§ Request
Find the line with "Recreate this image" and the line with "fig = go.Figure()", then repeat both of them and every line in between exactly. Omit the pictures.

----- Material for this task -----

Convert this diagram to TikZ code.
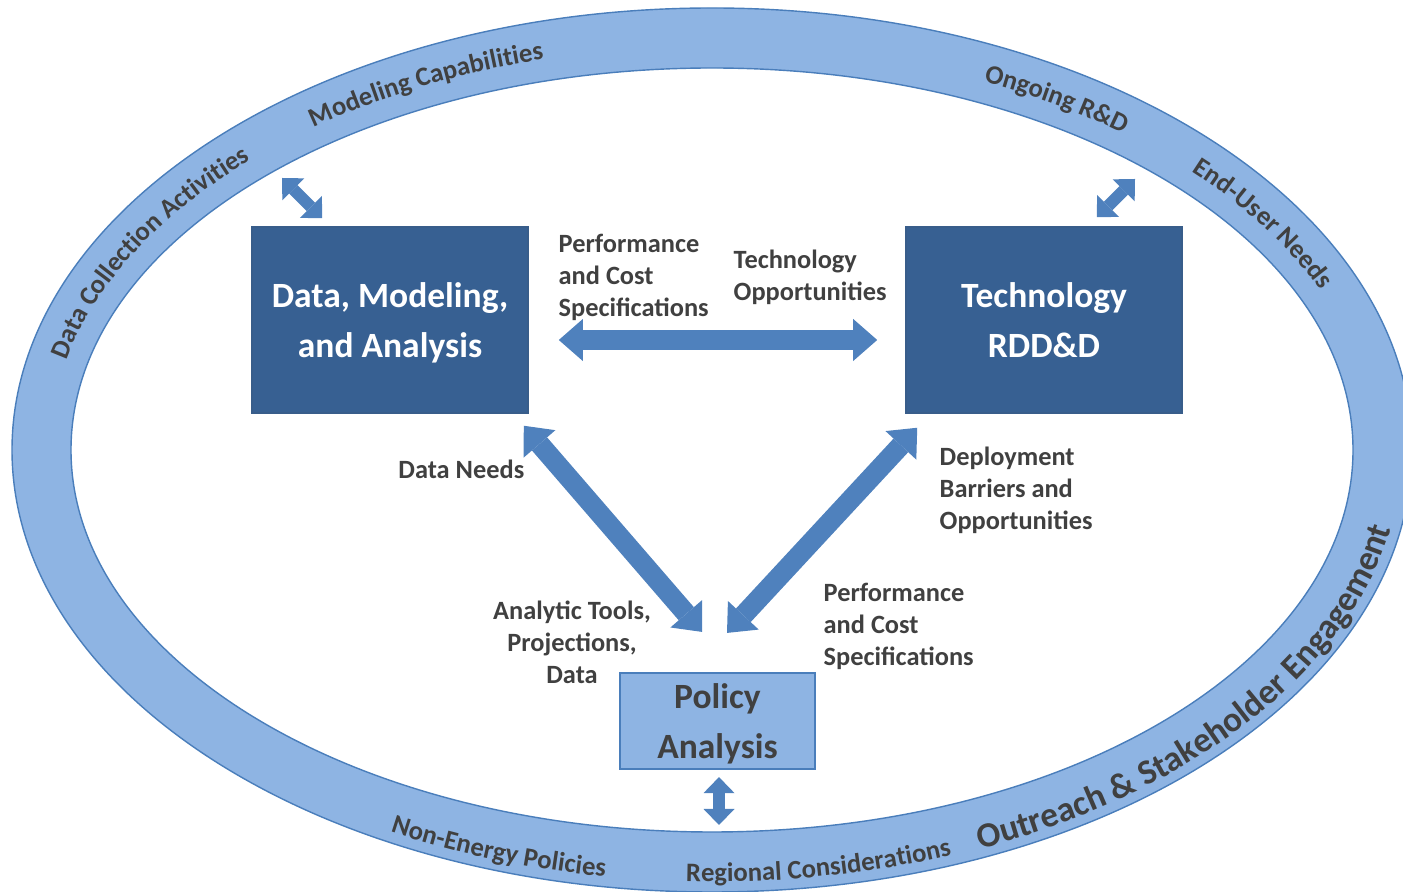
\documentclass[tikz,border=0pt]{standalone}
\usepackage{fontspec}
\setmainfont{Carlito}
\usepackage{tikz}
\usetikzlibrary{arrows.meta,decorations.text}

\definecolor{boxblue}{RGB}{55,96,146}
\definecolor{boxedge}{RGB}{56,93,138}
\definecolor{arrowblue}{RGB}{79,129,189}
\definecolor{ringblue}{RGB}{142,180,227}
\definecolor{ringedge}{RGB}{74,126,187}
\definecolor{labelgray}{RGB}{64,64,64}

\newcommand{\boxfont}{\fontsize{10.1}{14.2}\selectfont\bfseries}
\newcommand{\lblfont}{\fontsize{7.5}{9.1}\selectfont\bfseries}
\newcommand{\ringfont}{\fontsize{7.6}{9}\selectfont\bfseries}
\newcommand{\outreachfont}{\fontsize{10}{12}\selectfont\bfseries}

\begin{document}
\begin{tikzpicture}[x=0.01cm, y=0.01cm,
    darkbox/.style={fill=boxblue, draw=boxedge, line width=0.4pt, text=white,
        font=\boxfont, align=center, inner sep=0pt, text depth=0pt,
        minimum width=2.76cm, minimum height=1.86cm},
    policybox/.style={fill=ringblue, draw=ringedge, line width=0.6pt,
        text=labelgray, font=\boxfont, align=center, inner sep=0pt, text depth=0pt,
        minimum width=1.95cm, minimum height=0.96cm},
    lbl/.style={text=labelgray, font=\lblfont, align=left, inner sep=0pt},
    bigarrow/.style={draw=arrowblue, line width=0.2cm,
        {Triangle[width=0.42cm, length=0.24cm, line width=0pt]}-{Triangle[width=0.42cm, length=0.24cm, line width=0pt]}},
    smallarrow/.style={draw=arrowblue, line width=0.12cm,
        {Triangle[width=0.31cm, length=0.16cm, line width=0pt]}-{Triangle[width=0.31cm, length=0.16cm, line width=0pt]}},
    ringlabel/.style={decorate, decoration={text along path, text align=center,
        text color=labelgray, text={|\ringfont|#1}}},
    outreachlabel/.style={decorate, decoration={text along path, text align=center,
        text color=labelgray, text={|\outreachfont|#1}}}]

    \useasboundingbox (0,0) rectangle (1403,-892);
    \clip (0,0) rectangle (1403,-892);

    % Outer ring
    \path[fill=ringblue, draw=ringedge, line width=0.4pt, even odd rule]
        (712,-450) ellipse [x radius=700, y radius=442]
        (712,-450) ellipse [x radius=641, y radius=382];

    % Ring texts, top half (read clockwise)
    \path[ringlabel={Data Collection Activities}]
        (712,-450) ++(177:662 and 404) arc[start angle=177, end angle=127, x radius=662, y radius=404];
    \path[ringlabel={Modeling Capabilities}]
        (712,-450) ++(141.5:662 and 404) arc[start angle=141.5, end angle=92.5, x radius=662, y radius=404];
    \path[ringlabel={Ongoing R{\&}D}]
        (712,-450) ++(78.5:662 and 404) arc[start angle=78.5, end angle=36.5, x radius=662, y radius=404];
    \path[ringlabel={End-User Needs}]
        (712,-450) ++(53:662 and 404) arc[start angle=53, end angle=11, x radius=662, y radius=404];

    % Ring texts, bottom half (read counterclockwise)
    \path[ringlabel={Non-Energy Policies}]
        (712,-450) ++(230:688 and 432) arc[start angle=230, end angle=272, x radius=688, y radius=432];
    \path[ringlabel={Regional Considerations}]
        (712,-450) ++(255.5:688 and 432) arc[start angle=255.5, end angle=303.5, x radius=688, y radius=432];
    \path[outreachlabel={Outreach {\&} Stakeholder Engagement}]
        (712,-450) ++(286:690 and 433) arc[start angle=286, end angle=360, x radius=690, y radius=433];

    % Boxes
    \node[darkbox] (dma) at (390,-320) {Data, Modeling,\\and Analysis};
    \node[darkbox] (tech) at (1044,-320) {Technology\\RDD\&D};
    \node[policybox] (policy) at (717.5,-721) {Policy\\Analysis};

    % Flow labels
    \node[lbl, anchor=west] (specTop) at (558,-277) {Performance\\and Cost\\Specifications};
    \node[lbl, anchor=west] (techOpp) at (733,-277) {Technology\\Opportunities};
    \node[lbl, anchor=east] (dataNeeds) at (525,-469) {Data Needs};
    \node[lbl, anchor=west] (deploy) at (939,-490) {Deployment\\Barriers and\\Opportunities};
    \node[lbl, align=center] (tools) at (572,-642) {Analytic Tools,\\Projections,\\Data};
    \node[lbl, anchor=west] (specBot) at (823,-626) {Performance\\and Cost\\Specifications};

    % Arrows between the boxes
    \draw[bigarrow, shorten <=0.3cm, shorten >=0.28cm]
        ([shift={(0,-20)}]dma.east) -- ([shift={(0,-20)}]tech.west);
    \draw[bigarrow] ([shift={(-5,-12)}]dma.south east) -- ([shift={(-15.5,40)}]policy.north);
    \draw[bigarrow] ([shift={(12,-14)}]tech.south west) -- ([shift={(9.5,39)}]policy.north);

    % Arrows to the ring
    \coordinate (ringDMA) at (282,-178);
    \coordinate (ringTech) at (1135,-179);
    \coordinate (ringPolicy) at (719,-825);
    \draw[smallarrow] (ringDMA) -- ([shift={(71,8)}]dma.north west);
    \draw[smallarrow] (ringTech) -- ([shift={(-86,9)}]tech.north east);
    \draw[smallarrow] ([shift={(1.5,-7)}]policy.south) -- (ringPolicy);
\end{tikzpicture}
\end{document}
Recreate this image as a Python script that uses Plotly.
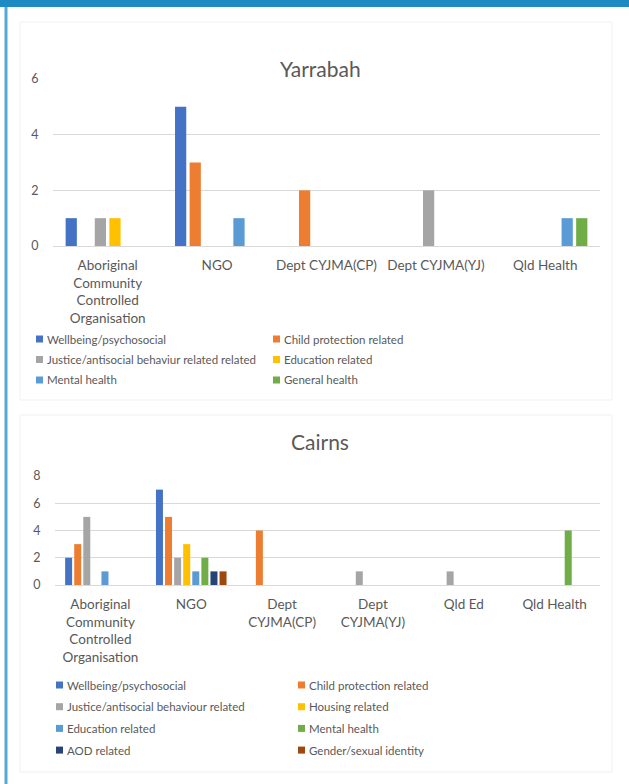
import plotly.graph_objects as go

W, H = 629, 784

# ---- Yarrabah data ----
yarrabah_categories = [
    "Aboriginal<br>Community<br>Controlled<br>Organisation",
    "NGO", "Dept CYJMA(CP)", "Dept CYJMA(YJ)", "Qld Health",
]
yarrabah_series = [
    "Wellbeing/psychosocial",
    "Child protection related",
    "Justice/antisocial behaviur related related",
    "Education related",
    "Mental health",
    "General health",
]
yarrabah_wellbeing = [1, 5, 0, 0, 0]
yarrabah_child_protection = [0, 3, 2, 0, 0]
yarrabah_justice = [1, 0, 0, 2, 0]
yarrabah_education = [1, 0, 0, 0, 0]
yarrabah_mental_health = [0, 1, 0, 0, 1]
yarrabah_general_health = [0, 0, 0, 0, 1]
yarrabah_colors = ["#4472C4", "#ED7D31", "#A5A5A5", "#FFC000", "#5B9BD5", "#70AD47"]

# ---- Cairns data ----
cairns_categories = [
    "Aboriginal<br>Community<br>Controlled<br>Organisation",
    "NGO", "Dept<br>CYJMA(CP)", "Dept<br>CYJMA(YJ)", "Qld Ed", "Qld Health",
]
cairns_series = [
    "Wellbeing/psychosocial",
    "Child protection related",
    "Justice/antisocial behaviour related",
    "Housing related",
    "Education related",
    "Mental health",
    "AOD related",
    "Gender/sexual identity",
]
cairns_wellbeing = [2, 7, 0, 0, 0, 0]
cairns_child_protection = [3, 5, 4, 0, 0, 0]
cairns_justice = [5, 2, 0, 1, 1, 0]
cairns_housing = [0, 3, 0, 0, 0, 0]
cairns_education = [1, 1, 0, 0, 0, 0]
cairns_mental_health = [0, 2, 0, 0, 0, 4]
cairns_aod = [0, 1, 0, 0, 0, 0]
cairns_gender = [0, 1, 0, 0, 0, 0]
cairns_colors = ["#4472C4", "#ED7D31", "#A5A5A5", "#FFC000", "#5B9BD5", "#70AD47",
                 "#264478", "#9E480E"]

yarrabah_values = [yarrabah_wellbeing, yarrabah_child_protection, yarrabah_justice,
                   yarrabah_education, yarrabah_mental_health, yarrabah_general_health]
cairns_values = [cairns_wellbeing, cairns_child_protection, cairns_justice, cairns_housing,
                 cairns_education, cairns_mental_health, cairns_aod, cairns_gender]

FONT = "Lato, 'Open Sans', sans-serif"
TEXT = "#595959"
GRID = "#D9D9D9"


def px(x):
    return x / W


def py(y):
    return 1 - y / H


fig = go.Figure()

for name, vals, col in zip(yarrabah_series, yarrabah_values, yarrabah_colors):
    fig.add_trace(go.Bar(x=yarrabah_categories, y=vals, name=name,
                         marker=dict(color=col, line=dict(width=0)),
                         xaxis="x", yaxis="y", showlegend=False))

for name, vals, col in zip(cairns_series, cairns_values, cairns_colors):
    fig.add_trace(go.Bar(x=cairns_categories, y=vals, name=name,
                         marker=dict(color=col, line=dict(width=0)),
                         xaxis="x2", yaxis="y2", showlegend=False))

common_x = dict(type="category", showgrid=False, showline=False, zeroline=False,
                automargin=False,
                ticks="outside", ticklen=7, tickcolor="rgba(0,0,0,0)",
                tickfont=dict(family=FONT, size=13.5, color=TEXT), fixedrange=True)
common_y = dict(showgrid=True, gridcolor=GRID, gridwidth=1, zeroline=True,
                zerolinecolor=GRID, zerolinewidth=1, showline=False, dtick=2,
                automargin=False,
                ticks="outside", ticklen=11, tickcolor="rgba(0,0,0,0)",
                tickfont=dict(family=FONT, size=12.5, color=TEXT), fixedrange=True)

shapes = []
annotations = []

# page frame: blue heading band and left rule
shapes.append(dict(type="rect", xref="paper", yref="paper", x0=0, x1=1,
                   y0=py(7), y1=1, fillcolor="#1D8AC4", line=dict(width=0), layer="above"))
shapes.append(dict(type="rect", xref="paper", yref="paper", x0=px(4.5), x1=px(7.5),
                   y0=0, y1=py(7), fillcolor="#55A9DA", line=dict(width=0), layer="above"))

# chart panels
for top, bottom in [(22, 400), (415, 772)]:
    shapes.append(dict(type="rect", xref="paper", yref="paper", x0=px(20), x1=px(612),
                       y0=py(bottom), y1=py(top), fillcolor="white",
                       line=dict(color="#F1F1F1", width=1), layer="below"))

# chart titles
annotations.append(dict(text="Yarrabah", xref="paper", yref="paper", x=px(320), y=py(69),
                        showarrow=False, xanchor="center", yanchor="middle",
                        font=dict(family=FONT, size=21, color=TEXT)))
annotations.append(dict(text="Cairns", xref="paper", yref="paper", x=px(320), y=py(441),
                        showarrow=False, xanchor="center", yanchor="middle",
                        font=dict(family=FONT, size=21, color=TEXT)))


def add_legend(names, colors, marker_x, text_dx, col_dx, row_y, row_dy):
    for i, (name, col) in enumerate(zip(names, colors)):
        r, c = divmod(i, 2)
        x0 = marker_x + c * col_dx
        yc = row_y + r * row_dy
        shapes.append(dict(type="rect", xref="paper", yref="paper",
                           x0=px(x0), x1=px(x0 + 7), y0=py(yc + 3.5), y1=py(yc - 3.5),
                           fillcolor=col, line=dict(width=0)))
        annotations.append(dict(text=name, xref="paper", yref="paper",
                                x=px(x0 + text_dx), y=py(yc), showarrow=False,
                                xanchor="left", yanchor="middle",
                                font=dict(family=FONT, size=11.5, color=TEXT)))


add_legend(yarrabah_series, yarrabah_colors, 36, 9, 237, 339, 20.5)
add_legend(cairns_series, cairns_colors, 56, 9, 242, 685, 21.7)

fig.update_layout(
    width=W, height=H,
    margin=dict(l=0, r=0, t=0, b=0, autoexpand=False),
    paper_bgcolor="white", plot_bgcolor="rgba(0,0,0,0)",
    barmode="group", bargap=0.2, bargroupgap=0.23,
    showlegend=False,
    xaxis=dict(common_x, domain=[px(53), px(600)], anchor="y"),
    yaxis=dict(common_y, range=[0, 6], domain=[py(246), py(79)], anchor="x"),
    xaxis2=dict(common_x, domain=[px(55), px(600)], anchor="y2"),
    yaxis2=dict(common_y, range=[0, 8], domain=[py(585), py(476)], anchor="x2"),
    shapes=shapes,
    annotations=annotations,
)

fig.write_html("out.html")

-----

§ Result of the task
Recreate this image as a Python script that uses Plotly.
import plotly.graph_objects as go

W, H = 629, 784

# ---- Yarrabah data ----
yarrabah_categories = [
    "Aboriginal<br>Community<br>Controlled<br>Organisation",
    "NGO", "Dept CYJMA(CP)", "Dept CYJMA(YJ)", "Qld Health",
]
yarrabah_series = [
    "Wellbeing/psychosocial",
    "Child protection related",
    "Justice/antisocial behaviur related related",
    "Education related",
    "Mental health",
    "General health",
]
yarrabah_wellbeing = [1, 5, 0, 0, 0]
yarrabah_child_protection = [0, 3, 2, 0, 0]
yarrabah_justice = [1, 0, 0, 2, 0]
yarrabah_education = [1, 0, 0, 0, 0]
yarrabah_mental_health = [0, 1, 0, 0, 1]
yarrabah_general_health = [0, 0, 0, 0, 1]
yarrabah_colors = ["#4472C4", "#ED7D31", "#A5A5A5", "#FFC000", "#5B9BD5", "#70AD47"]

# ---- Cairns data ----
cairns_categories = [
    "Aboriginal<br>Community<br>Controlled<br>Organisation",
    "NGO", "Dept<br>CYJMA(CP)", "Dept<br>CYJMA(YJ)", "Qld Ed", "Qld Health",
]
cairns_series = [
    "Wellbeing/psychosocial",
    "Child protection related",
    "Justice/antisocial behaviour related",
    "Housing related",
    "Education related",
    "Mental health",
    "AOD related",
    "Gender/sexual identity",
]
cairns_wellbeing = [2, 7, 0, 0, 0, 0]
cairns_child_protection = [3, 5, 4, 0, 0, 0]
cairns_justice = [5, 2, 0, 1, 1, 0]
cairns_housing = [0, 3, 0, 0, 0, 0]
cairns_education = [1, 1, 0, 0, 0, 0]
cairns_mental_health = [0, 2, 0, 0, 0, 4]
cairns_aod = [0, 1, 0, 0, 0, 0]
cairns_gender = [0, 1, 0, 0, 0, 0]
cairns_colors = ["#4472C4", "#ED7D31", "#A5A5A5", "#FFC000", "#5B9BD5", "#70AD47",
                 "#264478", "#9E480E"]

yarrabah_values = [yarrabah_wellbeing, yarrabah_child_protection, yarrabah_justice,
                   yarrabah_education, yarrabah_mental_health, yarrabah_general_health]
cairns_values = [cairns_wellbeing, cairns_child_protection, cairns_justice, cairns_housing,
                 cairns_education, cairns_mental_health, cairns_aod, cairns_gender]

FONT = "Lato, 'Open Sans', sans-serif"
TEXT = "#595959"
GRID = "#D9D9D9"


def px(x):
    return x / W


def py(y):
    return 1 - y / H


fig = go.Figure()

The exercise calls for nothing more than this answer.